• Driven to Tears

    A co-worker recalls an unprovoked attack by Mike Rinder, who grabbed him by the throat and pinned him against a wall
    Mike Rinder: Driven to Tears

    I had the displeasure of working on mutual projects with Mike Rinder for over 30 years.

    I first met Mike in the mid-1980s when he was in Los Angeles. I worked at the Portland Church and came to LA for a conference, one of many that I attended during that time. Mike was in charge of the conference and I found him cold and intimidating. The only times I saw him smile or laugh were when he made a “clever” joke about another staff member that humiliated them in front of others.

    I found [Mike] cold and intimidating. The only times I saw him smile or laugh were when he made a “clever” joke about another staff…​that humiliated them.

    I came into contact with Mike more in the late 1980s when I relocated to Los Angeles. Any project we worked on together was not pleasant. I saw how his personal staff appeared cowed and nervous around him. I witnessed how he nagged and yelled at those junior to him and made snide comments about the work they presented.

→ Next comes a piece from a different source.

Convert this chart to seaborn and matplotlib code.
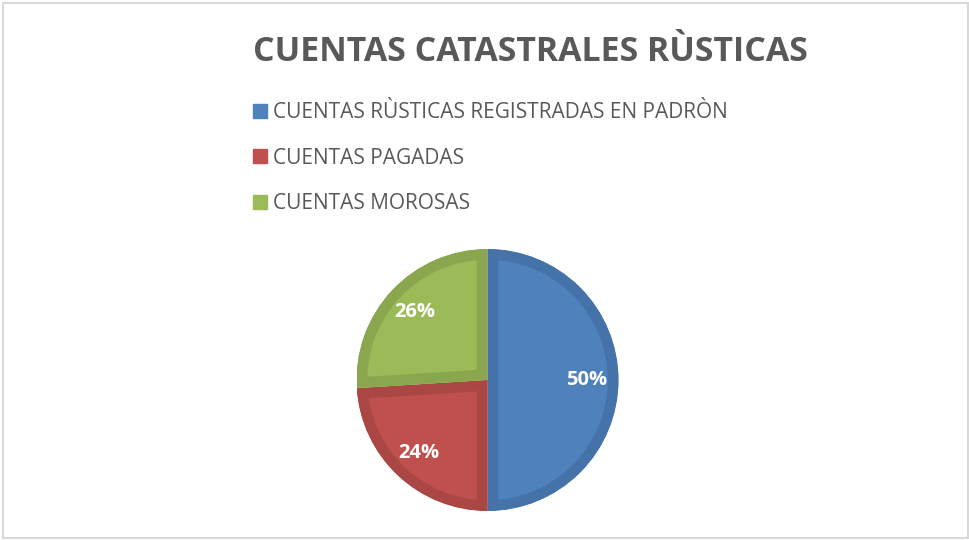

He was faultfinding and highly critical.

    I don’t ever recall seeing him compliment or thank them, but he would instead dress them down for their “stupidity” or “incompetence.” He acted as if he was the only one who could get something done. A few times, I saw him laughing and mistakenly thought he was being friendly with his staff, until I looked at their expressions. They looked either embarrassed or degraded and I realized he was being sarcastic and humiliating them.

    In the 1990s, I changed positions within the Church and again saw Mike frequently. His demeanor had not changed. He was a very cold and arrogant person. He was difficult to work with and nothing I did or showed to him was good enough. I had the misfortune of having to submit a number of proposals through him, and he would sit on them for extended periods, despite my nudging him.

    An occasion that stands out in my mind was in late 2004 when he came with two others to go over what I was working on. I was proud of my recent work and began telling him about it, as well as plans for future expansion in my area. He sat at a table looking up at me with a smirk on his face. He finally cut me off and started berating me, telling me I was “unreal” and doing a “lousy job” and that I’d “never change and improve.” He didn’t give me any specifics, just the generality that I wasn’t doing well and that I never would.

    The second he saw tears coming down my face, he smiled… He had accomplished what he’d set out to do: drag me down and make me feel like nothing.

    At first, I remained calm and heard out his criticisms. I listened to what he had to say to see if there was, in fact, something useful that I could get out of his berating. I then attempted to assure him that I was taking actions to improve my area of responsibility. He immediately cut me off and said I still didn’t understand what he was saying because I was “so south” and I’d never make it.

    He was now raising his voice and drumming on about my “incompetence” and “no change or improvement.” It seemed the more I listened and didn’t react, the more he poured it on and continued to denigrate me. He didn’t just ridicule my work, but started to review my life overall, making nothing of it, making nothing of me. Mike didn’t let up: he was ruthless and wanted only to belittle me.

    I’m not proud to say that at that moment, it worked. The second he saw tears coming down my face, he smiled and said I was finally starting to understand. He had accomplished what he’d set out to do: drag me down and make me feel like nothing.

    Later, I reflected on this and realized he was after me because I would and could work. He, on the other hand, was lazy. He just didn’t care about anyone or anything except himself. There are countless times I went to see him in his office, only to find him dozing. It was incredible.

    It was a relief when Mike Rinder left. I can assure you, I’ve never missed him.